I’m liking the balance of this recipe a lot, and the soup has a nice glossy sheen, but even still, there’s a last little oomph that’s missing — that depth of flavor you taste in a hot and sour soup at a good Chinese restaurant.  I’m not sure what the secret is — maybe a bit of garlic? The quality of the chicken stock?

The tinkering continues.

Shrimp Wonton Soup

If potstickers are origami, wontons are paper airplanes: 10 times simpler to construct. That’s partly because the shaping and crimping of potstickers is more intricate than the folding of wontons, and partly because rather than make wonton wrappers from scratch, many people, myself included, use the packaged wrappers that are available in any Asian grocery store.

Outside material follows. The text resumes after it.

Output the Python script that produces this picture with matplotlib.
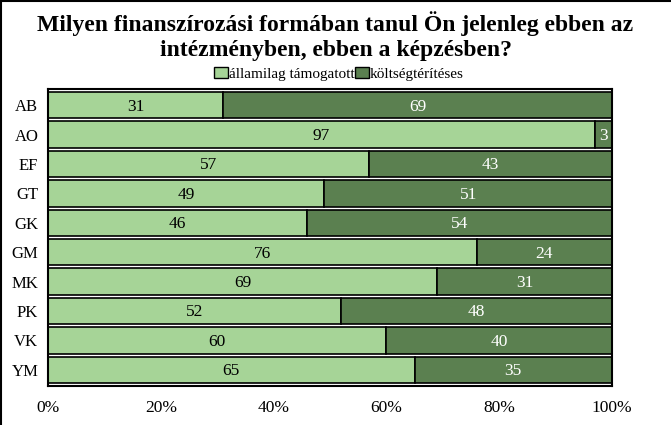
import matplotlib
matplotlib.use("Agg")
import matplotlib.pyplot as plt
from matplotlib.lines import Line2D
from matplotlib.patches import Patch

categories = ["AB", "AO", "EF", "GT", "GK", "GM", "MK", "PK", "VK", "YM"]
allami = [31, 97, 57, 49, 46, 76, 69, 52, 60, 65]
koltseg = [69, 3, 43, 51, 54, 24, 31, 48, 40, 35]
series_names = ["államilag támogatott", "költségtérítéses"]
xticks = [0, 20, 40, 60, 80, 100]
xtick_labels = ["0%", "20%", "40%", "60%", "80%", "100%"]

light = "#a6d497"
dark = "#5b8050"

plt.rcParams["font.family"] = ["Liberation Serif", "DejaVu Serif"]

fig = plt.figure(figsize=(6.71, 4.25), dpi=100)
ax = fig.add_axes([48/671, 1-386/425, (612-48)/671, (386-89)/425])

y = list(range(len(categories)))
h = 0.9
ax.barh(y, allami, height=h, color=light, edgecolor="black", linewidth=1.2)
ax.barh(y, koltseg, left=allami, height=h, color=dark, edgecolor="black", linewidth=1.2)

for i in y:
    a = allami[i]; k = koltseg[i]
    ax.text(a/2, i + 0.05, str(a), ha="center", va="center", fontsize=12.5, color="black")
    ax.text(a + k/2, i + 0.05, str(k), ha="center", va="center", fontsize=12.5, color="white")

ax.set_xlim(0, 100)
ax.set_ylim(len(categories)-0.45, -0.55)
ax.set_yticks(y)
ax.set_yticklabels(categories, fontsize=12)
ax.set_xticks(xticks)
ax.set_xticklabels(xtick_labels, fontsize=12.5)
ax.tick_params(length=0)
ax.tick_params(axis="y", pad=7)
ax.tick_params(axis="x", pad=10)
for s in ax.spines.values():
    s.set_linewidth(1.5)
    s.set_color("black")

fig.text(0.5, 1-36/425, "Milyen finanszírozási formában tanul Ön jelenleg ebben az\nintézményben, ebben a képzésben?",
         ha="center", va="center", fontsize=17, fontweight="bold", linespacing=1.2)

handles = [Patch(facecolor=light, edgecolor="black"), Patch(facecolor=dark, edgecolor="black")]
fig.legend(handles, series_names, loc="center", bbox_to_anchor=(339/671, 1-74/425), ncol=2,
           frameon=False, fontsize=11, handlelength=0.9, handleheight=0.7, handletextpad=0.1,
           columnspacing=0.0, borderpad=0)

fig.add_artist(Line2D([0.002, 0.002], [0, 1], transform=fig.transFigure, color="black", linewidth=1.5))
fig.add_artist(Line2D([0, 1], [0.998, 0.998], transform=fig.transFigure, color="black", linewidth=1.5))

fig.savefig("out.png", dpi=100)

I think my sister was the one who once brought up this question: How come wonton wrappers, which should be perfectly square for folding purposes, are actually not?  They’re slightly rectangular, creating imperfect folds.  It’s a good question.  I’m going to have to call a wonton wrapper manufacturer to get the answer.

Anyway, wontons are often filled with pork, but this shrimp filling is a nice change of pace with great texture and flavor.  The water chestnuts add a pleasing crunch, and the cilantro adds that distinct flavor that only cilantro can.  If you despise cilantro, you can substitute scallions.

1 lb shrimp, minced
2 tbsp water chestnuts, minced
1 tsp sesame oil
1 egg white
1 tbsp ginger, minced
2 tbsp chopped cilantro
1 1/2 tsp cornstarch
1/4 tsp sugar
1/2 tsp salt

1 package wonton wrappers
6 cups chicken stock

Combine the filling ingredients in a bowl and bring the stock to a boil.

There are many, many ways to wrap a wonton, but this is the method my mom taught me.  It’s quick and easy:

First, lay the wrapper down with a point facing up, and place about a tsp of filling in the center.  Using your finger, wet the upper two edges of the wrapper with water.

Now fold the wrapper down to form a triangle.  The wet edges help make a tight seal.

Take some more water and wet the front side of the left corner, and the back side of the right corner. Pinching the wonton, fold the right corner over the left corner and seal tightly.  It should end up looking like a little hat.

That’s it!  Repeat until the filling is used up.

Drop the wontons into the boiling stock and give them a gentle stir so they don’t stick.  Shrimp cooks quickly — you’re looking at about 4-5 minutes.

Give it a dose of freshly cracked pepper and a garnish of cilantro, if you like.

And you’ve got yourself shrimp wonton soup, that perfect marriage of silken, pillowy wonton skin and savory filling.  Makes for some truly good winter eating.